How do we conceive of a kind of self-organization where the identity category that forms the basis for organization does not become the basis for a kind of nationalism, essentialism, or a politics of affirmation and authenticity in which occupying a subordinated position is in itself taken as radical or revolutionary? Can we conceive of a dialectic of autonomy and revolt that through its synthesis has the power to destroy the social relation upon which identity categories are built?
What are the points of contradiction where, in the course of struggle, self-organization based on identity categories has a tendency to emerge? How can these points and these forms of self-organization propel the communization process forward? How and when do they become co-opted?
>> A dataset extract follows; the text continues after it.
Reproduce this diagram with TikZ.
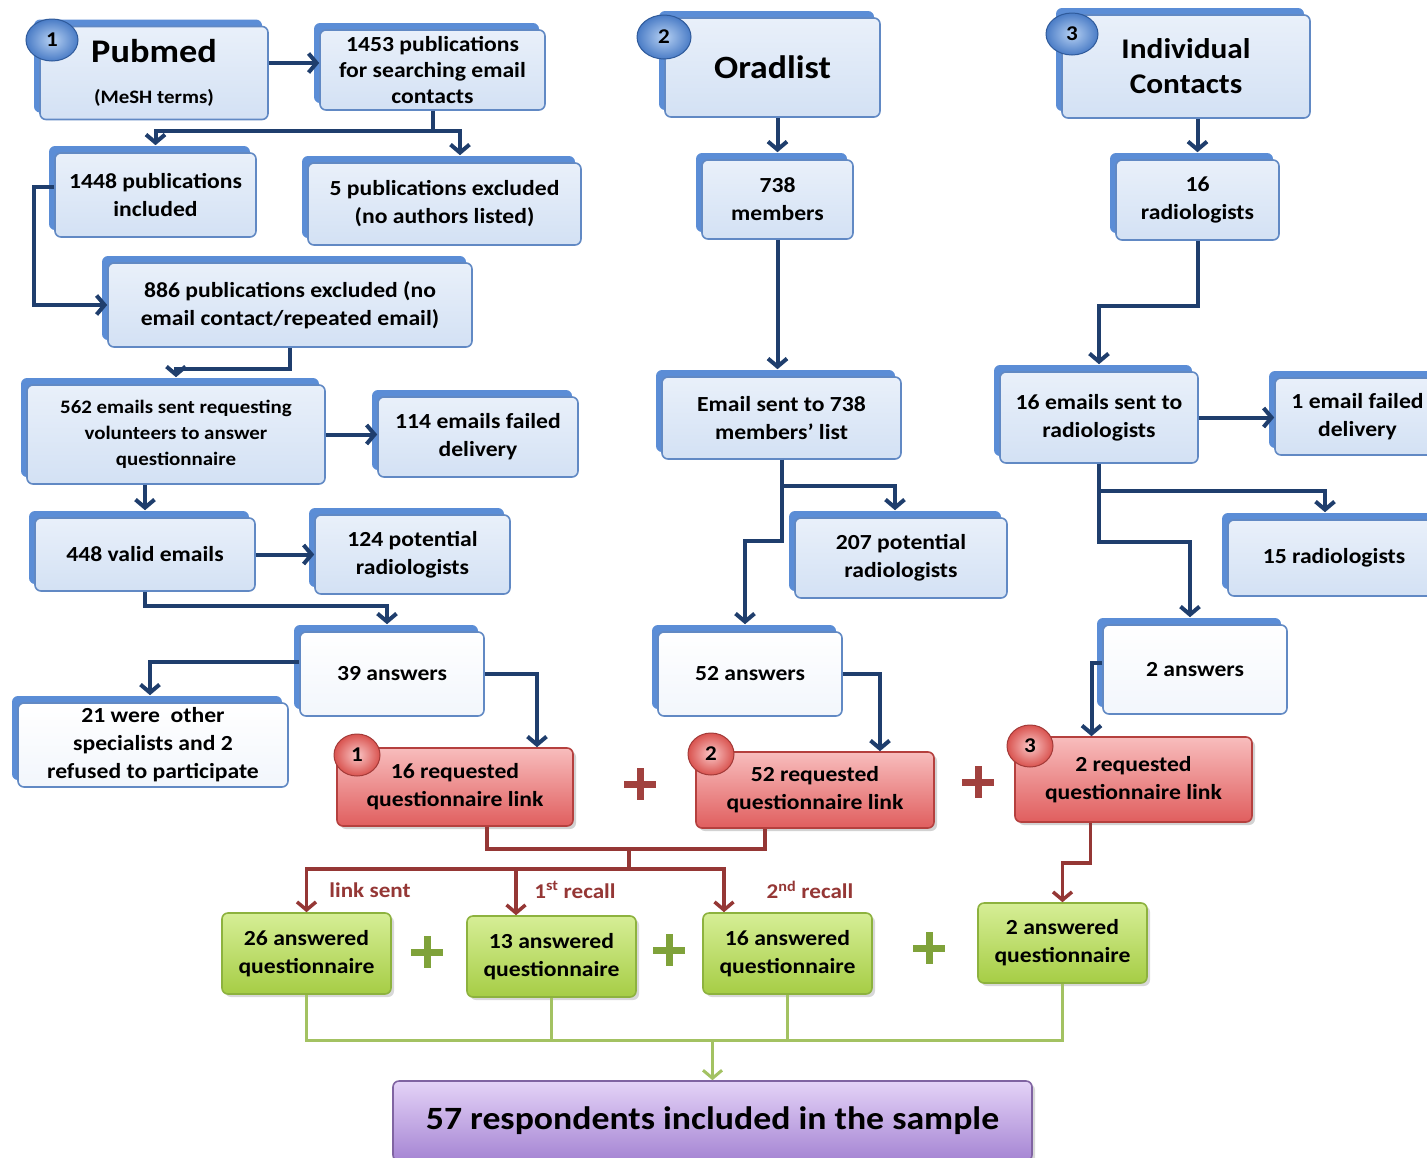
\documentclass[tikz,border=0pt]{standalone}
\usepackage{fontspec}
\setmainfont{Carlito}[FakeStretch=1.1]
\usetikzlibrary{arrows.meta,shadows,shapes.geometric,calc}
\definecolor{bline}{HTML}{6189C4}
\definecolor{tabblue}{HTML}{5B8DD6}
\definecolor{btop}{HTML}{E9F0FA}
\definecolor{bbot}{HTML}{D3E1F4}
\definecolor{wtop}{HTML}{FFFFFF}
\definecolor{wbot}{HTML}{F2F6FC}
\definecolor{conn}{HTML}{1F3E6D}
\definecolor{rline}{HTML}{953735}
\definecolor{rtop}{HTML}{F8BDBD}
\definecolor{rbot}{HTML}{E05E5E}
\definecolor{rborder}{HTML}{B5403E}
\definecolor{gtop}{HTML}{D6EE96}
\definecolor{gbot}{HTML}{A6CD45}
\definecolor{gborder}{HTML}{8DB23E}
\definecolor{gline}{HTML}{A3C262}
\definecolor{ptop}{HTML}{E4D3F7}
\definecolor{pbot}{HTML}{A584D3}
\definecolor{pborder}{HTML}{8064A2}
\definecolor{plusred}{HTML}{A1413E}
\definecolor{plusgreen}{HTML}{7FA23A}
\definecolor{bbin}{HTML}{B7D1F3}
\definecolor{bbout}{HTML}{4A7CC6}
\definecolor{bbdraw}{HTML}{2F5A9A}
\definecolor{rbin}{HTML}{FAC6C6}
\definecolor{rbout}{HTML}{D9534F}
\definecolor{rbdraw}{HTML}{A33A38}
\tikzset{
  base/.style={rounded corners=6pt, align=center, inner sep=2pt, text=black,
    font=\fontsize{21.5}{28}\selectfont\bfseries},
  bluebox/.style={base, draw=bline, line width=1.6pt, top color=btop, bottom color=bbot,
    copy shadow={shadow xshift=-6pt, shadow yshift=7pt, fill=tabblue, draw=none}},
  whitebox/.style={bluebox, top color=wtop, bottom color=wbot},
  redbox/.style={base, draw=rborder, line width=1.6pt, top color=rtop, bottom color=rbot,
    drop shadow={shadow xshift=3pt, shadow yshift=-3pt, opacity=.35}},
  greenbox/.style={base, draw=gborder, line width=1.6pt, top color=gtop, bottom color=gbot,
    drop shadow={shadow xshift=3pt, shadow yshift=-3pt, opacity=.3}},
  purplebox/.style={base, draw=pborder, line width=1.6pt, top color=ptop, bottom color=pbot,
    drop shadow={shadow xshift=3pt, shadow yshift=-3pt, opacity=.3},
    font=\fontsize{32.5}{36}\selectfont\bfseries},
  bbadge/.style={ellipse, minimum width=52pt, minimum height=42pt, inner sep=0pt,
    shading=radial, inner color=bbin, outer color=bbout, draw=bbdraw, line width=1pt,
    font=\fontsize{21}{24}\selectfont\bfseries, text=black},
  rbadge/.style={ellipse, minimum width=46pt, minimum height=42pt, inner sep=0pt,
    shading=radial, inner color=rbin, outer color=rbout, draw=rbdraw, line width=1pt,
    font=\fontsize{21}{24}\selectfont\bfseries, text=black},
  conn/.style={draw=conn, line width=4pt},
  barr/.style={-{Straight Barb[length=8pt,width=19pt]}},
  rconn/.style={draw=rline, line width=3.5pt},
  gconn/.style={draw=gline, line width=3pt},
  lbl/.style={text=rline, font=\fontsize{21}{24}\selectfont\bfseries, inner sep=0pt},
  plusr/.style={draw=plusred, line width=7pt},
  plusg/.style={draw=plusgreen, line width=7pt},
}
\newcommand\plussign[3]{\draw[#3] (#1-16,#2) -- (#1+16,#2) (#1,#2-16) -- (#1,#2+16);}
\begin{document}
\begin{tikzpicture}[x=1pt,y=-1pt]
\useasboundingbox (0,0) rectangle (1427,1157);
\fill[white] (0,0) rectangle (1427,1157);
\clip (0,0) rectangle (1427,1157);

% ---------- column 1: Pubmed ----------
\node[bluebox, minimum width=228pt, minimum height=93pt] (pubmed) at (154,73)
  {{\fontsize{33}{36}\selectfont Pubmed}\\[13pt]{\fontsize{19}{22}\selectfont (MeSH terms)}};
\node[bluebox, minimum width=225pt, minimum height=80pt, font=\fontsize{21.5}{26}\selectfont\bfseries] (p1453) at (432.5,70)
  {1453 publications\\for searching email\\contacts};
\node[bluebox, minimum width=201pt, minimum height=84pt] (p1448) at (155.5,195)
  {1448 publications\\included};
\node[bluebox, minimum width=273pt, minimum height=82pt] (p5) at (444.5,204)
  {5 publications excluded\\(no authors listed)};
\node[bluebox, minimum width=364pt, minimum height=84pt] (p886) at (290,305)
  {886 publications excluded (no\\email contact/repeated email)};
\node[bluebox, minimum width=298pt, minimum height=99pt, font=\fontsize{19}{26}\selectfont\bfseries] (e562) at (176,434.5)
  {562 emails sent requesting\\volunteers to answer\\questionnaire};
\node[bluebox, minimum width=200pt, minimum height=80pt] (f114) at (478,437)
  {114 emails failed\\delivery};
\node[bluebox, minimum width=220pt, minimum height=73pt] (v448) at (145,554.5)
  {448 valid emails};
\node[bluebox, minimum width=195pt, minimum height=79pt] (r124) at (412.5,554.5)
  {124 potential\\radiologists};
\node[whitebox, minimum width=184pt, minimum height=84pt] (a39) at (392,674)
  {39 answers};
\node[whitebox, minimum width=270pt, minimum height=84pt] (o21) at (153,745)
  {21 were~ other\\specialists and 2\\refused to participate};
\node[redbox, minimum width=236pt, minimum height=78pt] (q16) at (455,787)
  {16 requested\\questionnaire link};

% ---------- column 2: Oradlist ----------
\node[bluebox, minimum width=215pt, minimum height=99pt, font=\fontsize{32.5}{36}\selectfont\bfseries] (orad) at (772.5,67.5)
  {Oradlist};
\node[bluebox, minimum width=151pt, minimum height=79pt] (m738) at (777.5,199.5)
  {738\\members};
\node[bluebox, minimum width=239pt, minimum height=82pt] (s738) at (781.5,418)
  {Email sent to 738\\members' list};
\node[bluebox, minimum width=212pt, minimum height=80pt] (r207) at (901,558)
  {207 potential\\radiologists};
\node[whitebox, minimum width=184pt, minimum height=84pt] (a52) at (750,674)
  {52 answers};
\node[redbox, minimum width=238pt, minimum height=76pt] (q52) at (815,790)
  {52 requested\\questionnaire link};

% ---------- column 3: Individual contacts ----------
\node[bluebox, minimum width=248pt, minimum height=103pt, font=\fontsize{28.5}{35}\selectfont\bfseries] (ic) at (1186,66.5)
  {Individual\\Contacts};
\node[bluebox, minimum width=163pt, minimum height=80pt] (r16) at (1197.5,200)
  {16\\radiologists};
\node[bluebox, minimum width=198pt, minimum height=91pt] (s16) at (1099,417.5)
  {16 emails sent to\\radiologists};
\node[bluebox, minimum width=165pt, minimum height=77pt] (f1) at (1357.5,416.5)
  {1 email failed\\delivery};
\node[bluebox, minimum width=212pt, minimum height=76pt] (r15) at (1334,558)
  {15 radiologists};
\node[whitebox, minimum width=184pt, minimum height=89pt] (a2) at (1195,669.5)
  {2 answers};
\node[redbox, minimum width=237pt, minimum height=85pt] (q2) at (1133.5,779.5)
  {2 requested\\questionnaire link};

% ---------- answered questionnaires ----------
\node[greenbox, minimum width=169pt, minimum height=81pt] (g26) at (306.5,953.5)
  {26 answered\\questionnaire};
\node[greenbox, minimum width=169pt, minimum height=81pt] (g13) at (551.5,956.5)
  {13 answered\\questionnaire};
\node[greenbox, minimum width=169pt, minimum height=81pt] (g16) at (787.5,953.5)
  {16 answered\\questionnaire};
\node[greenbox, minimum width=169pt, minimum height=80pt] (g2) at (1062.5,943)
  {2 answered\\questionnaire};
\node[purplebox, minimum width=639pt, minimum height=80pt] (s57) at (712.5,1121)
  {57 respondents included in the sample};

% ---------- badges ----------
\node[bbadge] (bd1) at (52,40) {1};
\node[bbadge, minimum width=54pt, minimum height=44pt] (bd2) at (664,37) {2};
\node[bbadge] (bd3) at (1072,34) {3};
\node[rbadge] (rb1) at (357,755) {1};
\node[rbadge] (rb2) at (711,754) {2};
\node[rbadge] (rb3) at (1030,746) {3};

% ---------- labels ----------
\node[lbl] (l1) at (370,890) {link sent};
\node[lbl] (l2) at (575,890) {1\textsuperscript{st} recall};
\node[lbl] (l3) at (810,890) {2\textsuperscript{nd} recall};

% ---------- plus signs ----------
\plussign{640}{784}{plusr}
\plussign{978}{782}{plusr}
\plussign{427}{952}{plusg}
\plussign{669}{950}{plusg}
\plussign{929}{948}{plusg}

% ---------- blue connectors ----------
\draw[conn,barr] (pubmed.east |- 0,63) -- (p1453.west |- 0,63);
\draw[conn,barr] (p1453.south) -- ++(0,20) -| ([yshift=7pt]p1448.north);
\draw[conn,barr] (p1453.south) -- ++(0,20) -| ([yshift=7pt,xshift=15.5pt]p5.north);
\draw[conn,barr] ([yshift=8pt]p1448.west) -- ++(-20,0) |- (p886.west);
\draw[conn,barr] (p886.south) -- ++(0,21) -| ([yshift=7pt]e562.north);
\draw[conn,barr] (e562.east) -- (e562.east -| f114.west);
\draw[conn,barr] (e562.south -| v448.north) -- ([yshift=7pt]v448.north);
\draw[conn,barr] (v448.east) -- (r124.west);
\draw[conn,barr] (v448.south) -- ++(0,14) -| ([yshift=7pt,xshift=-5pt]a39.north);
\draw[conn,barr] ([yshift=12pt]a39.west) -| ([yshift=7pt,xshift=-3pt]o21.north);
\draw[conn,barr] (a39.east) -| ([xshift=82pt]q16.north);

\draw[conn,barr] (orad.south -| m738.north) -- ([yshift=7pt]m738.north);
\draw[conn,barr] (m738.south) -- ([yshift=7pt]m738.south |- s738.north);
\draw[conn,barr] (s738.south) -- ++(0,26) -| ([yshift=7pt,xshift=-6pt]r207.north);
\draw[conn,barr] (s738.south) -- ++(0,81) -| ([yshift=7pt,xshift=-5pt]a52.north);
\draw[conn,barr] (a52.east) -| ([xshift=65pt]q52.north);

\draw[conn,barr] (ic.south -| r16.north) -- ([yshift=7pt]r16.north);
\draw[conn,barr] (r16.south) -- ++(0,65) -| ([yshift=7pt]s16.north);
\draw[conn,barr] (s16.east) -- (s16.east -| f1.west);
\draw[conn,barr] (s16.south) -- ++(0,27) -| ([yshift=7pt,xshift=-9pt]r15.north);
\draw[conn,barr] (s16.south) -- ++(0,78) -| ([yshift=7pt,xshift=-5pt]a2.north);
\draw[conn,barr] ([yshift=7pt]a2.west) -| ([xshift=-42pt]q2.north);

% ---------- red connectors ----------
\draw[rconn] ([xshift=32pt]q16.south) -- ++(0,22) -| ([xshift=-50pt]q52.south);
\coordinate (rmid) at ($([xshift=32pt]q16.south)+(142,22)$);
\draw[rconn] (rmid) -- ++(0,20) coordinate (rbr);
\draw[rconn,barr] (rbr) -| (g26.north);
\draw[rconn,barr] (rbr) -| ([xshift=-35.5pt]g13.north);
\draw[rconn,barr] (rbr) -| ([xshift=-63.5pt]g16.north);
\draw[rconn,barr] ([xshift=-43pt]q2.south) -- ++(0,40) -| (g2.north);

% ---------- green connectors ----------
\draw[gconn] (g26.south) -- ++(0,46) coordinate (gl) -- (gl -| g2.south) -- (g2.south);
\draw[gconn] (g13.south) -- (g13.south |- gl);
\draw[gconn] (g16.south) -- (g16.south |- gl);
\draw[gconn,barr] (gl -| s57.north) -- (s57.north);
\end{tikzpicture}
\end{document}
Can we look at historical examples to help us understand and speculate about some of the dynamics that might tend to emerge in a revolutionary process?
To what degree can the relation labor/capital, as elaborated by many strains of Marxist theory, be used as a model for understanding gender and race, as in: the relation man/woman, the relation white/nonwhite, the relations straight/queer and cis/trans? Can theories of the abolition of the labor/capital relation by the self-organization and then self-abolition of the working class be used in some way to theorize the abolition of gender and race? What are the limits to such a comparison? How do we also make sense of the fact that in reality these relations are not separate but interact and mutually constitute one another? How do we imagine the abolition of race and gender as unfolding alongside and within the abolition of the labor/capital relation, not separate from it?